### Exercise details
Begin with the first line and repeat exactly through the line containing "(swapT) at (404,-2291)"; leave every image out.

### Data
- - - - - - -

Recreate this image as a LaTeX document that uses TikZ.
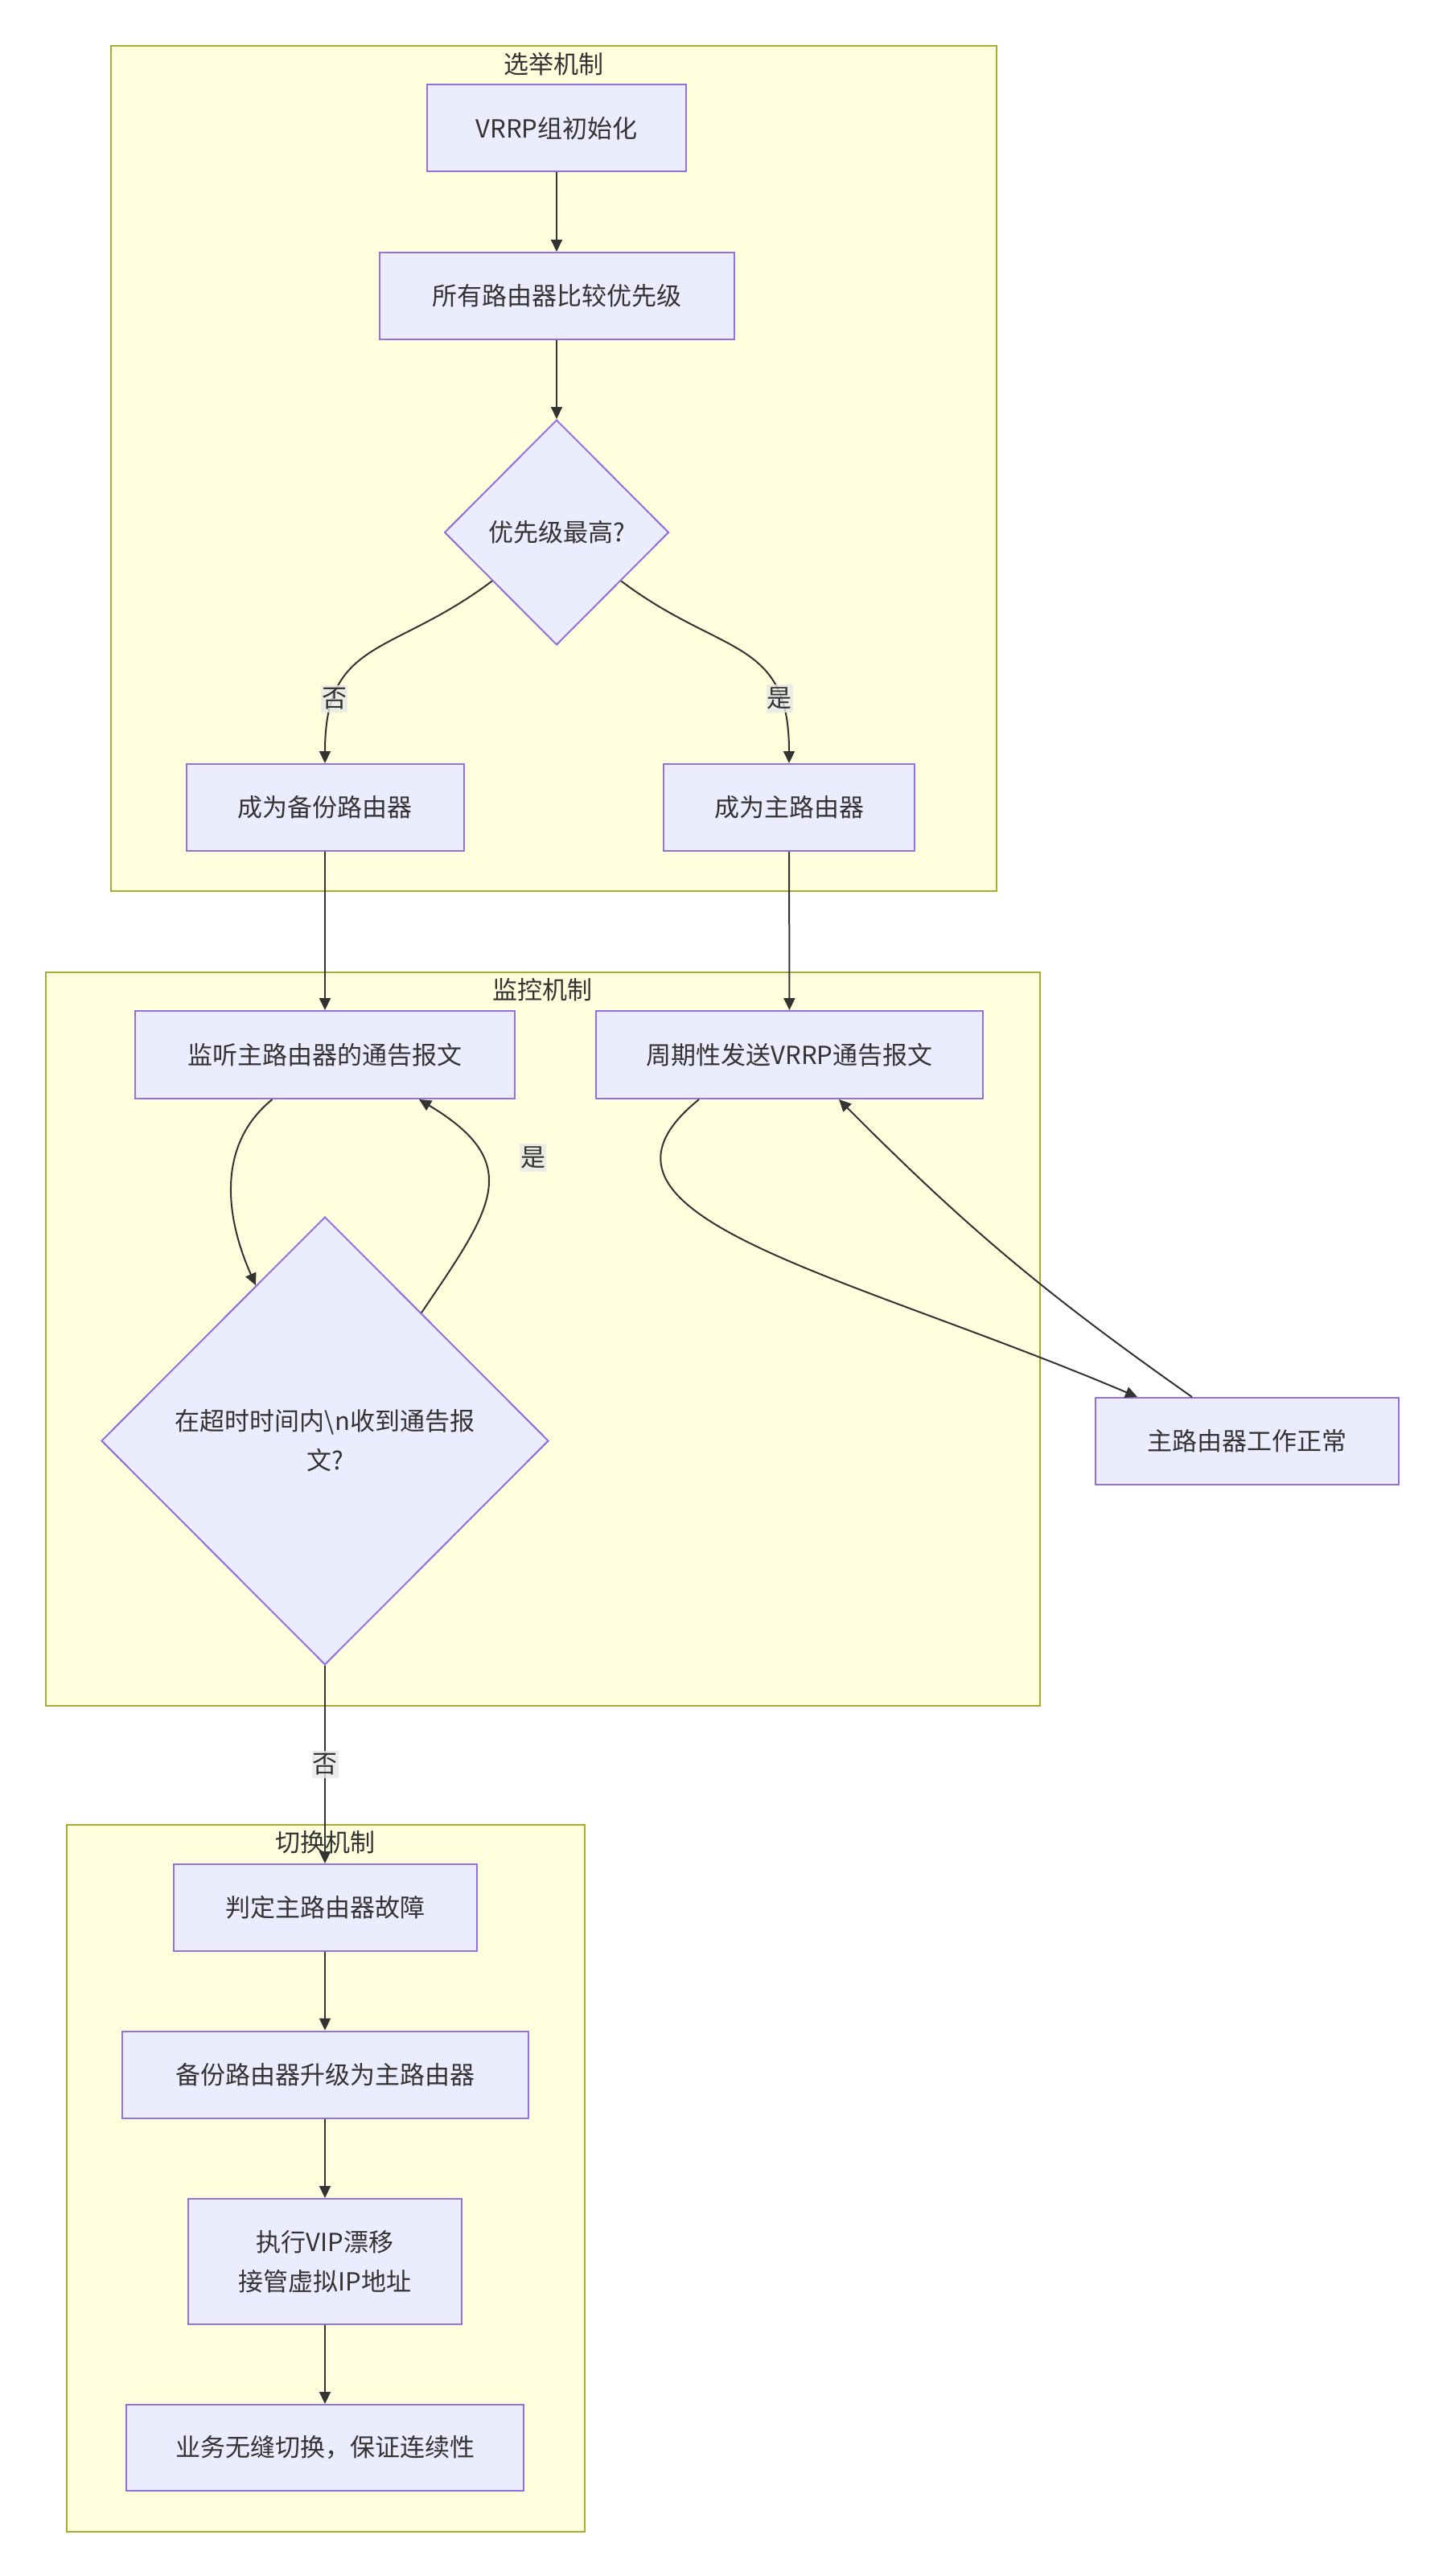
\documentclass[tikz,border=0pt]{standalone}
\usepackage{fontspec}
\setmainfont{Noto Sans CJK SC}
\usetikzlibrary{shapes.geometric,arrows.meta}
\definecolor{grpfill}{HTML}{FFFFDE}
\definecolor{grpline}{HTML}{AAAA33}
\definecolor{nodefill}{HTML}{ECECFF}
\definecolor{nodeline}{HTML}{9370DB}
\definecolor{edgecol}{HTML}{333333}
\definecolor{txt}{HTML}{333333}
\definecolor{lblfill}{HTML}{E8E8E8}
\begin{document}
\begin{tikzpicture}[x=1pt, y=1pt, font=\fontsize{31}{49}\selectfont,
  box/.style={draw=nodeline, fill=nodefill, line width=2pt, text=txt, minimum height=108pt, inner sep=0pt, align=center},
  decision/.style={diamond, draw=nodeline, fill=nodefill, line width=2pt, text=txt, inner sep=0pt, align=center},
  group/.style={draw=grpline, fill=grpfill, line width=2pt, anchor=north west, inner sep=0pt},
  grptitle/.style={text=txt, inner sep=0pt},
  lbl/.style={fill=lblfill, fill opacity=0.8, text opacity=1, text=txt, inner xsep=1pt, inner ysep=4pt},
  flow/.style={draw=edgecol, line width=2pt, -{Triangle[length=15pt,width=14pt]}}]
\path[fill=white, use as bounding box] (0,0) rectangle (1793,-3203);

\node[group, minimum width=1101pt, minimum height=1051pt] (elect) at (137,-56) {};
\node[grptitle] (electT) at (688,-80) {选举机制};
\node[group, minimum width=1236pt, minimum height=912pt] (watch) at (56,-1208) {};
\node[grptitle] (watchT) at (674,-1231) {监控机制};
\node[group, minimum width=644pt, minimum height=879pt] (swap) at (82,-2268) {};
\node[grptitle] (swapT) at (404,-2291) {切换机制};

\node[box, minimum width=322pt] (init) at (692,-159.5) {VRRP组初始化};
\node[box, minimum width=441pt] (cmp) at (692,-368) {所有路由器比较优先级};
\node[decision, minimum width=279pt, minimum height=280pt] (d1) at (692,-662) {优先级最高?};
\node[box, minimum width=345pt] (backup) at (404,-1004) {成为备份路由器};
\node[box, minimum width=312pt] (master) at (981,-1004) {成为主路由器};

\node[box, minimum width=472pt, minimum height=109pt] (listen) at (404,-1311.5) {监听主路由器的通告报文};
\node[box, minimum width=481pt, minimum height=109pt] (periodic) at (981.5,-1311.5) {周期性发送VRRP通告报文};
\node[decision, minimum width=556pt, minimum height=557pt] (d2) at (404,-1791.5) {在超时时间内\textbackslash n收到通告报\\文?};
\node[box, minimum width=377pt] (normal) at (1550.5,-1792) {主路由器工作正常};

\node[box, minimum width=377pt] (judge) at (404,-2372) {判定主路由器故障};
\node[box, minimum width=505pt] (promote) at (404,-2579.5) {备份路由器升级为主路由器};
\node[box, minimum width=340pt, minimum height=156pt] (vip) at (404,-2812) {执行VIP漂移\\接管虚拟IP地址};
\node[box, minimum width=494pt, minimum height=107pt] (seamless) at (404,-3043.5) {业务无缝切换，保证连续性};

\path[flow] (init) -- (cmp);
\path[flow] (cmp) -- (d1);
\path[flow] (d1.217) to[out=-143, in=90, looseness=1.3] node[lbl, pos=0.78] {否} (backup.north);
\path[flow] (d1.323) to[out=-37, in=90, looseness=1.3] node[lbl, pos=0.78] {是} (master.north);
\path[flow] (backup) -- (listen);
\path[flow] (master) -- (periodic);
\path[flow] ([xshift=-65.5pt]listen.south) to[out=-141, in=114] (d2.114);
\path[flow] (d2.53) to[out=56, in=-31, looseness=1.5] node[lbl, pos=0.6, xshift=58pt, yshift=18pt] {是} ([xshift=117pt]listen.south);
\path[flow] ([xshift=-112.5pt]periodic.south) to[out=-141, in=157, out distance=230pt, in distance=400pt] ([xshift=-136.5pt]normal.north);
\path[flow] ([xshift=-68.5pt]normal.north) to[bend left=5] ([xshift=61.5pt]periodic.south);
\path[flow] (d2.south) -- node[lbl, pos=0.5] {否} (judge.north);
\path[flow] (judge) -- (promote);
\path[flow] (promote) -- (vip);
\path[flow] (vip) -- (seamless);
\end{tikzpicture}
\end{document}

- - - - - - -

### The reply
Recreate this image as a LaTeX document that uses TikZ.
\documentclass[tikz,border=0pt]{standalone}
\usepackage{fontspec}
\setmainfont{Noto Sans CJK SC}
\usetikzlibrary{shapes.geometric,arrows.meta}
\definecolor{grpfill}{HTML}{FFFFDE}
\definecolor{grpline}{HTML}{AAAA33}
\definecolor{nodefill}{HTML}{ECECFF}
\definecolor{nodeline}{HTML}{9370DB}
\definecolor{edgecol}{HTML}{333333}
\definecolor{txt}{HTML}{333333}
\definecolor{lblfill}{HTML}{E8E8E8}
\begin{document}
\begin{tikzpicture}[x=1pt, y=1pt, font=\fontsize{31}{49}\selectfont,
  box/.style={draw=nodeline, fill=nodefill, line width=2pt, text=txt, minimum height=108pt, inner sep=0pt, align=center},
  decision/.style={diamond, draw=nodeline, fill=nodefill, line width=2pt, text=txt, inner sep=0pt, align=center},
  group/.style={draw=grpline, fill=grpfill, line width=2pt, anchor=north west, inner sep=0pt},
  grptitle/.style={text=txt, inner sep=0pt},
  lbl/.style={fill=lblfill, fill opacity=0.8, text opacity=1, text=txt, inner xsep=1pt, inner ysep=4pt},
  flow/.style={draw=edgecol, line width=2pt, -{Triangle[length=15pt,width=14pt]}}]
\path[fill=white, use as bounding box] (0,0) rectangle (1793,-3203);

\node[group, minimum width=1101pt, minimum height=1051pt] (elect) at (137,-56) {};
\node[grptitle] (electT) at (688,-80) {选举机制};
\node[group, minimum width=1236pt, minimum height=912pt] (watch) at (56,-1208) {};
\node[grptitle] (watchT) at (674,-1231) {监控机制};
\node[group, minimum width=644pt, minimum height=879pt] (swap) at (82,-2268) {};
\node[grptitle] (swapT) at (404,-2291) {切换机制};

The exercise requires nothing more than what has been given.